The French army all in all had 'bout 3100-3500 tanks (most likely closer to 3100) more than half of which was dispersed through the whole northeastern battlefield, another 800 were were divided between the armies with the cavalry and mechanized divisions, and all in all those three armoured divisions were summed up around 600 tanks.
On May 15th a new armored division "joined" the others tho. That's liek 200 more tanks.
So how the French amored divisions were used?
They stationed in a quite good area to make a concentrated effort with them. But instead they were sent to different parts of the front, the 1st against Rommel (north), the 2nd was scattered in the chaos at first then ripped in two by Reinhardt's Corps (middle), the 3rd took part in the counter-attack at Sedan against Guderian (south).

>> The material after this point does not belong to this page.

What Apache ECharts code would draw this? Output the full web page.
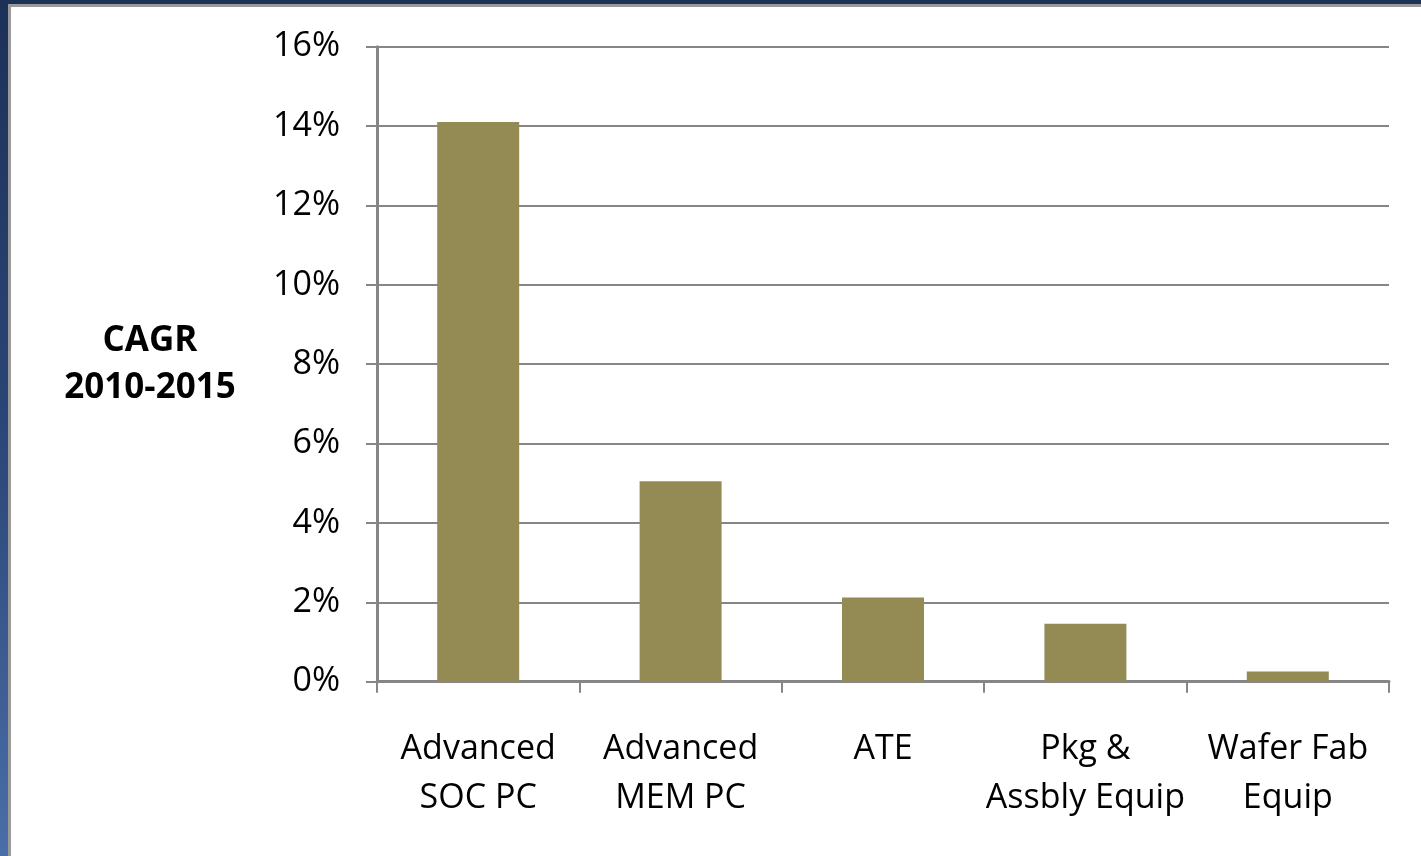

The result is known.
Maybe the three grouped together could stop one Corps of the germans preventing the German plan fully bearing fruit, and slowing down their advance in meaningful way.
Maybe if all the divisions that had tanks in their composition were held together, they could have been used as an effective force to parry the german panzer's thrust over the Meuse. But with all the tanks collected, their chance would have been better, almost good. Ofc the German success was in the concentrated use of tanks, arty and air force. So the panzers were only one component to counter.
So as a conclusion: you are right, there were monolithic bodies of armor in the French army but you are wrong, because it would have mattered a lot if they would have kept together.
As you say it here: >>29076>it was in the wrong place in the wrong time.
Which I can translate to: they were dispersed, placed all the wrong places, and not concentrated in one right.
Btw, you wrote those posts about the Amazonas fires on sportschan? Will read it sometimes.